> [STATED PROBLEM]:
Exactly as written, retype the listing below, omitting the pictures.

> [SOURCE DATA]:

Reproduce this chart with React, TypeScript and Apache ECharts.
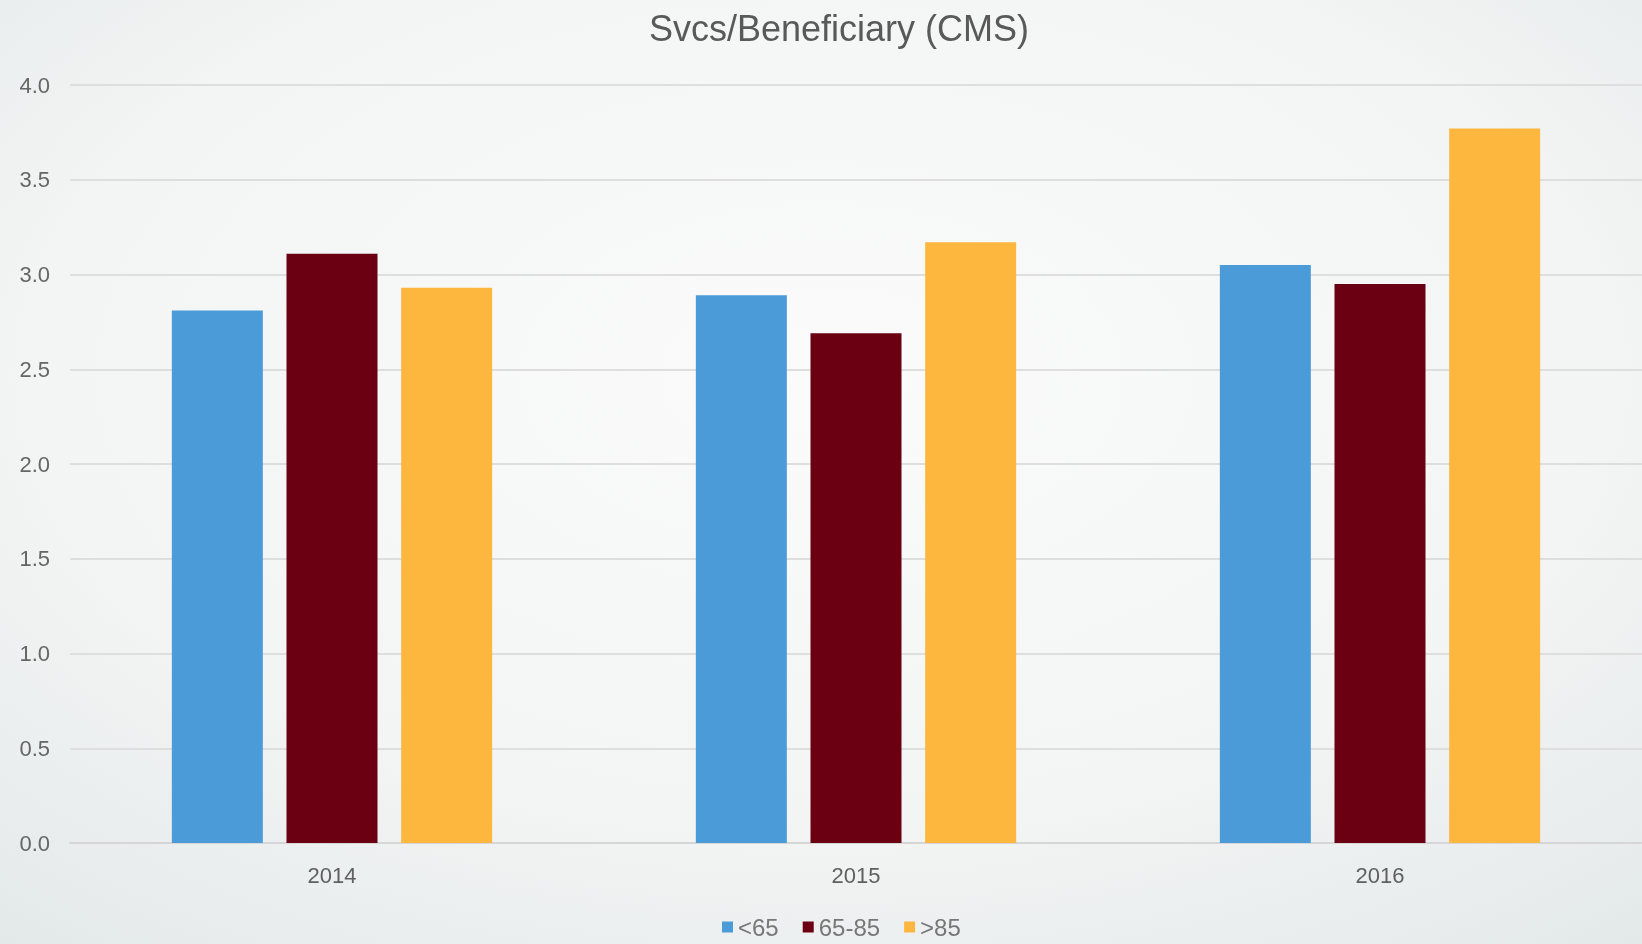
import React, { useEffect, useRef } from "react";
import * as echarts from "echarts";

const years = ["2014", "2015", "2016"];
const seriesNames = ["<65", "65-85", ">85"];
const under65 = [2.81, 2.89, 3.05];
const from65to85 = [3.11, 2.69, 2.95];
const over85 = [2.93, 3.17, 3.77];
const seriesColors = ["#4b9bd9", "#6a0012", "#fdb73f"];
const yTicks = [0, 0.5, 1, 1.5, 2, 2.5, 3, 3.5, 4];

export default function App() {
  const ref = useRef<HTMLDivElement>(null);

  useEffect(() => {
    if (!ref.current) return;
    const chart = echarts.init(ref.current, null, { renderer: "svg" });
    const values = [under65, from65to85, over85];
    chart.setOption({
      animation: false,
      backgroundColor: {
        type: "radial",
        x: 0.5,
        y: 0.4,
        r: 0.8,
        colorStops: [
          { offset: 0, color: "#fbfbfb" },
          { offset: 0.6, color: "#f3f4f4" },
          { offset: 1, color: "#e2e8e8" },
        ],
      },
      title: {
        text: "Svcs/Beneficiary (CMS)",
        left: 834,
        top: 5,
        textAlign: "center",
        textStyle: {
          fontFamily: "Liberation Sans, Arial, sans-serif",
          fontSize: 36,
          fontWeight: "normal",
          color: "#595959",
        },
      },
      legend: {
        data: seriesNames,
        left: 717,
        bottom: 0,
        itemWidth: 11,
        itemHeight: 11,
        itemGap: 24,
        icon: "rect",
        textStyle: {
          fontFamily: "Liberation Sans, Arial, sans-serif",
          fontSize: 24,
          color: "#777",
          padding: [0, 0, 0, 0],
        },
      },
      grid: { left: 70, right: 0, top: 85, bottom: 101 },
      xAxis: {
        type: "category",
        data: years,
        axisTick: { show: false },
        axisLine: { lineStyle: { color: "#d6d6d6", width: 2 } },
        axisLabel: {
          margin: 21,
          fontFamily: "Liberation Sans, Arial, sans-serif",
          fontSize: 22,
          color: "#606060",
        },
      },
      yAxis: {
        type: "value",
        min: yTicks[0],
        max: yTicks[yTicks.length - 1],
        interval: 0.5,
        axisLine: { show: false },
        axisTick: { show: false },
        splitLine: { lineStyle: { color: "#dedede", width: 2 } },
        axisLabel: {
          margin: 20,
          formatter: (v: number) => v.toFixed(1),
          fontFamily: "Liberation Sans, Arial, sans-serif",
          fontSize: 22,
          color: "#666",
        },
      },
      series: seriesNames.map((name, i) => ({
        name,
        type: "bar",
        data: values[i],
        barWidth: 91,
        barGap: "26%",
        itemStyle: { color: seriesColors[i] },
      })),
    });
    return () => chart.dispose();
  }, []);

  return (
    <div
      ref={ref}
      style={{ position: "fixed", left: 0, top: 0, width: 1642, height: 944 }}
    />
  );
}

> [EXERCISE OUTPUT]:
Reproduce this chart with React, TypeScript and Apache ECharts.
import React, { useEffect, useRef } from "react";
import * as echarts from "echarts";

const years = ["2014", "2015", "2016"];
const seriesNames = ["<65", "65-85", ">85"];
const under65 = [2.81, 2.89, 3.05];
const from65to85 = [3.11, 2.69, 2.95];
const over85 = [2.93, 3.17, 3.77];
const seriesColors = ["#4b9bd9", "#6a0012", "#fdb73f"];
const yTicks = [0, 0.5, 1, 1.5, 2, 2.5, 3, 3.5, 4];

export default function App() {
  const ref = useRef<HTMLDivElement>(null);

  useEffect(() => {
    if (!ref.current) return;
    const chart = echarts.init(ref.current, null, { renderer: "svg" });
    const values = [under65, from65to85, over85];
    chart.setOption({
      animation: false,
      backgroundColor: {
        type: "radial",
        x: 0.5,
        y: 0.4,
        r: 0.8,
        colorStops: [
          { offset: 0, color: "#fbfbfb" },
          { offset: 0.6, color: "#f3f4f4" },
          { offset: 1, color: "#e2e8e8" },
        ],
      },
      title: {
        text: "Svcs/Beneficiary (CMS)",
        left: 834,
        top: 5,
        textAlign: "center",
        textStyle: {
          fontFamily: "Liberation Sans, Arial, sans-serif",
          fontSize: 36,
          fontWeight: "normal",
          color: "#595959",
        },
      },
      legend: {
        data: seriesNames,
        left: 717,
        bottom: 0,
        itemWidth: 11,
        itemHeight: 11,
        itemGap: 24,
        icon: "rect",
        textStyle: {
          fontFamily: "Liberation Sans, Arial, sans-serif",
          fontSize: 24,
          color: "#777",
          padding: [0, 0, 0, 0],
        },
      },
      grid: { left: 70, right: 0, top: 85, bottom: 101 },
      xAxis: {
        type: "category",
        data: years,
        axisTick: { show: false },
        axisLine: { lineStyle: { color: "#d6d6d6", width: 2 } },
        axisLabel: {
          margin: 21,
          fontFamily: "Liberation Sans, Arial, sans-serif",
          fontSize: 22,
          color: "#606060",
        },
      },
      yAxis: {
        type: "value",
        min: yTicks[0],
        max: yTicks[yTicks.length - 1],
        interval: 0.5,
        axisLine: { show: false },
        axisTick: { show: false },
        splitLine: { lineStyle: { color: "#dedede", width: 2 } },
        axisLabel: {
          margin: 20,
          formatter: (v: number) => v.toFixed(1),
          fontFamily: "Liberation Sans, Arial, sans-serif",
          fontSize: 22,
          color: "#666",
        },
      },
      series: seriesNames.map((name, i) => ({
        name,
        type: "bar",
        data: values[i],
        barWidth: 91,
        barGap: "26%",
        itemStyle: { color: seriesColors[i] },
      })),
    });
    return () => chart.dispose();
  }, []);

  return (
    <div
      ref={ref}
      style={{ position: "fixed", left: 0, top: 0, width: 1642, height: 944 }}
    />
  );
}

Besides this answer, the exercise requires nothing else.